After being under the mandate of the Spanish, the German, the English, the Japanese and being part of the UN’s Trust Territory of the Pacific Islands and under the administration of the United States, the nation gained its independence in 1990 and is one of the youngest states in Oceania.
Its official languages are English and Marshallese. Its official currency is the United States Dollar (USD).
The Marshall Islands government operates under a mixed parliamentary-presidential. Elections are convened every four years under universal suffrage (for all citizens over the age of 18).
Natural resources on the mainland include phosphate deposits as well as copra harvesting. Agricultural production is concentrated in small farms and the most important commercial crops are coconuts, tomatoes, melons, and the bread tree. There is small but intensive agriculture of copra, coconut, sweet potato and banana.
Livestock is restricted (due to the small extent) to the breeding of pigs, poultry, to a lesser extent cattle and goats. Obviously, fishing is very important although the seas are warm and not very prolific.
The industry is mainly that of copra, coconut oil, frozen fish for export, handicrafts. The aid of the United States government is the main pillar of the economy. The small-scale industry is limited to handicrafts, the processing of fish and copra.

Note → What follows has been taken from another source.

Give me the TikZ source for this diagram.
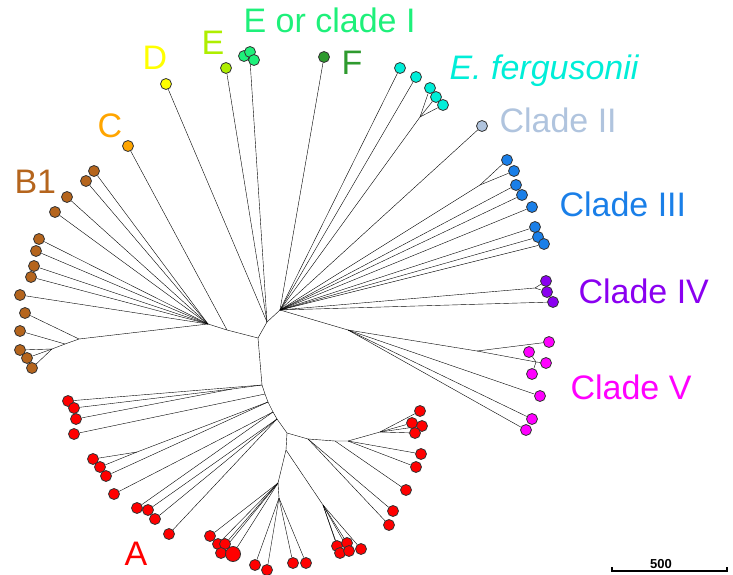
\documentclass[tikz,border=0pt]{standalone}
\usepackage{fontspec}
\setmainfont{Liberation Sans}
\usepackage{tikz}
\usetikzlibrary{backgrounds}

\definecolor{cB}{HTML}{B5651D}
\definecolor{cC}{HTML}{FFA500}
\definecolor{cD}{HTML}{FFFF00}
\definecolor{cE}{HTML}{AEEE00}
\definecolor{cEI}{HTML}{1EF07A}
\definecolor{cF}{HTML}{2E9A2E}
\definecolor{cEF}{HTML}{00EED8}
\definecolor{cII}{HTML}{B0C4DE}
\definecolor{cIII}{HTML}{1A7FE8}
\definecolor{cIV}{HTML}{8A00F0}
\definecolor{cV}{HTML}{FF00FF}
\definecolor{cA}{HTML}{FF0000}

\begin{document}
\begin{tikzpicture}[x=1pt,y=-1pt,
    tip/.style={circle,draw=black!80,line width=0.8pt,inner sep=0pt,minimum size=11pt},
    branch/.style={line width=1.7pt,line join=round},
    clade/.style={font=\fontsize{34}{40}\selectfont,anchor=base west}]
  \useasboundingbox (0,0) rectangle (733,575);

  % inner branch points
  \coordinate (n0) at (258,338);
  \coordinate (nL1) at (227,330);
  \coordinate (nL2) at (208,324);
  \coordinate (nB1) at (79,339);
  \coordinate (nB2) at (65,344);
  \coordinate (nB3) at (52,349);
  \coordinate (nU1) at (267,322);
  \coordinate (nU2) at (280,310);
  \coordinate (ec0) at (250,60);
  \coordinate (nEF) at (420,117);
  \coordinate (n3a) at (480,185);
  \coordinate (n4) at (535,288);
  \coordinate (V1) at (348,330);
  \coordinate (V2) at (477,351);
  \coordinate (V3) at (536,362);
  \coordinate (P1) at (262,385);
  \coordinate (P2) at (265,394);
  \coordinate (P3) at (268,402);
  \coordinate (P4) at (273,412);
  \coordinate (P5) at (277,419);
  \coordinate (P6) at (287,433);
  \coordinate (s1) at (232,389);
  \coordinate (s2) at (137,452);
  \coordinate (Q1) at (286,450);
  \coordinate (s4) at (278,483);
  \coordinate (s5) at (279,498);
  \coordinate (s6) at (323,505);
  \coordinate (R1) at (308,439);
  \coordinate (R2) at (335,441);
  \coordinate (R3) at (348,441);
  \coordinate (R4) at (380,432);

  % tips
  \foreach \n/\x/\y in {b1/94/171,b2/86/181,b3/67/197,b4/55/212,b5/39/239,
      b6/36/251,b7/34/266,b8/31/277,b9/20/295,b10/25/313,b11/20/331,
      b12/20/350,b13/27/358,b14/32/368}
    \node[tip,fill=cB] (\n) at (\x,\y) {};
  \node[tip,fill=cC] (c1) at (128,146) {};
  \node[tip,fill=cD] (d1) at (166,84) {};
  \node[tip,fill=cE] (e1) at (226,68) {};
  \foreach \n/\x/\y in {ec1/244/56,ec2/250/52,ec3/254/60}
    \node[tip,fill=cEI] (\n) at (\x,\y) {};
  \node[tip,fill=cF] (f1) at (324,57) {};
  \foreach \n/\x/\y in {ef1/400/68,ef2/416/77,ef3/430/88,ef4/436/97,ef5/443/105}
    \node[tip,fill=cEF] (\n) at (\x,\y) {};
  \node[tip,fill=cII] (ii1) at (482,126) {};
  \foreach \n/\x/\y in {iii1/507/160,iii2/514/171,iii3/516/185,iii4/522/195,
      iii5/532/207,iii6/535/227,iii7/538/237,iii8/544/244}
    \node[tip,fill=cIII] (\n) at (\x,\y) {};
  \foreach \n/\x/\y in {iv1/546/281,iv2/547/292,iv3/553/302}
    \node[tip,fill=cIV] (\n) at (\x,\y) {};
  \foreach \n/\x/\y in {v1/549/342,v2/529/352,v3/546/363,v4/532/374,
      v5/540/396,v6/532/419,v7/526/430}
    \node[tip,fill=cV] (\n) at (\x,\y) {};
  \foreach \n/\x/\y in {a1/68/401,a2/74/408,a3/76/419,a4/74/434,a5/93/459,
      a6/100/467,a7/106/476,a8/114/494,a9/137/508,a10/148/510,a11/155/519,
      a12/169/534,a13/210/536,a14/218/544,a15/225/544,a16/221/553,
      a18/255/565,a19/267/570,a20/293/563,a21/306/563,a22/337/546,
      a23/347/543,a24/340/553,a25/349/551,a26/361/549,a27/389/525,
      a28/393/511,a29/406/490,a30/416/467,a31/421/454,a35/420/411,
      a33/412/423,a34/422/426,a32/415/433}
    \node[tip,fill=cA] (\n) at (\x,\y) {};
  \node[tip,fill=cA,minimum size=15pt] (a17) at (233,554) {};

  % branches
  \begin{scope}[on background layer,branch]
    \draw (nL2) -- (nL1) -- (n0) -- (nU1) -- (nU2);
    \draw (nL1) -- (c1);
    \foreach \i in {1,...,9} \draw (nL2) -- (b\i);
    \draw (nL2) -- (nB1) -- (nB2) -- (nB3);
    \draw (nB1) -- (b10);
    \draw (nB2) -- (b11);
    \foreach \i in {12,13,14} \draw (nB3) -- (b\i);
    \draw (nU1) -- (d1);
    \draw (nU1) -- (e1);
    \draw (nU1) -- (ec0);
    \foreach \i in {1,2,3} \draw (ec0) -- (ec\i);
    \draw (nU2) -- (f1);
    \draw (nU2) -- (ef1);
    \draw (nU2) -- (ef2);
    \draw (nU2) -- (nEF);
    \foreach \i in {3,4,5} \draw (nEF) -- (ef\i);
    \draw (nU2) -- (ii1);
    \draw (nU2) -- (n3a);
    \draw (n3a) -- (iii1);
    \draw (n3a) -- (iii2);
    \foreach \i in {3,...,8} \draw (nU2) -- (iii\i);
    \draw (nU2) -- (n4);
    \draw (n4) -- (iv1);
    \draw (n4) -- (iv2);
    \draw (nU2) -- (iv3);
    \draw (nU2) -- (V1) -- (V2) -- (V3);
    \draw (V2) -- (v1);
    \foreach \i in {2,3,4} \draw (V3) -- (v\i);
    \foreach \i in {5,6,7} \draw (V1) -- (v\i);
    % clade A
    \draw (n0) -- (P1) -- (P2) -- (P3) -- (P4) -- (P5) -- (P6);
    \draw (P1) -- (a1);
    \draw (P1) -- (s1);
    \draw (s1) -- (a2);
    \draw (s1) -- (a3);
    \draw (P2) -- (a4);
    \draw (P3) -- (s2);
    \draw (s2) -- (a5);
    \draw (s2) -- (a6);
    \draw (P3) -- (a7);
    \draw (P4) -- (a8);
    \draw (P4) -- (a9);
    \foreach \i in {10,11,12} \draw (P5) -- (a\i);
    \draw (P6) -- (Q1) -- (s4) -- (s5);
    \foreach \i in {13,...,17} \draw (s4) -- (a\i);
    \foreach \i in {18,...,21} \draw (s5) -- (a\i);
    \draw (Q1) -- (s6);
    \foreach \i in {22,...,26} \draw (s6) -- (a\i);
    \draw (P6) -- (R1) -- (R2) -- (R3) -- (R4);
    \draw (R1) -- (a27);
    \draw (R1) -- (a28);
    \draw (R2) -- (a29);
    \draw (R3) -- (a30);
    \draw (R3) -- (a31);
    \foreach \i in {32,...,35} \draw (R4) -- (a\i);
  \end{scope}

  % clade labels
  \node[clade,text=cEI] (lEI) at (240,33) {E or clade I};
  \node[clade,text=cF] (lF) at (338,75) {F};
  \node[clade,text=cE] (lE) at (198,55) {E};
  \node[clade,text=cD] (lD) at (139,70) {D};
  \node[clade,text=cC] (lC) at (94,137) {C};
  \node[clade,text=cB] (lB) at (11,193) {B1};
  \node[clade,text=cEF,font=\fontsize{34}{40}\selectfont\itshape] (lEF) at (446,80) {E. fergusonii};
  \node[clade,text=cII] (lII) at (496,132) {Clade II};
  \node[clade,text=cIII] (lIII) at (556,216) {Clade III};
  \node[clade,text=cIV] (lIV) at (575,303) {Clade IV};
  \node[clade,text=cV] (lV) at (567,399) {Clade V};
  \node[clade,text=cA] (lA) at (121,565) {A};

  % scale bar
  \coordinate (sbL) at (612,571);
  \coordinate (sbR) at (727,571);
  \draw[line width=1.3pt] ([yshift=4pt]sbL) -- (sbL) -- (sbR) -- ([yshift=4pt]sbR);
  \node[font=\bfseries\fontsize{13}{15}\selectfont,anchor=base] (sbtxt) at (661,568) {500};
\end{tikzpicture}
\end{document}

Tourism has been emerging in recent years as a major source of income for the islands. The islands have few natural resources and imports far outnumber exports. Despite the relative scarcity of natural resources in their lands, the Marshall Islands have jurisdictional waters that are not well exploited due to the scarcity of capital.
The issue of postage stamps, mainly for philatelic collecting, is also an important source of income for its economy.
In recent years the country has developed a prolific wholesale and retail trade sector in the major urban areas, as well as a growing financial sector including banking and insurance services.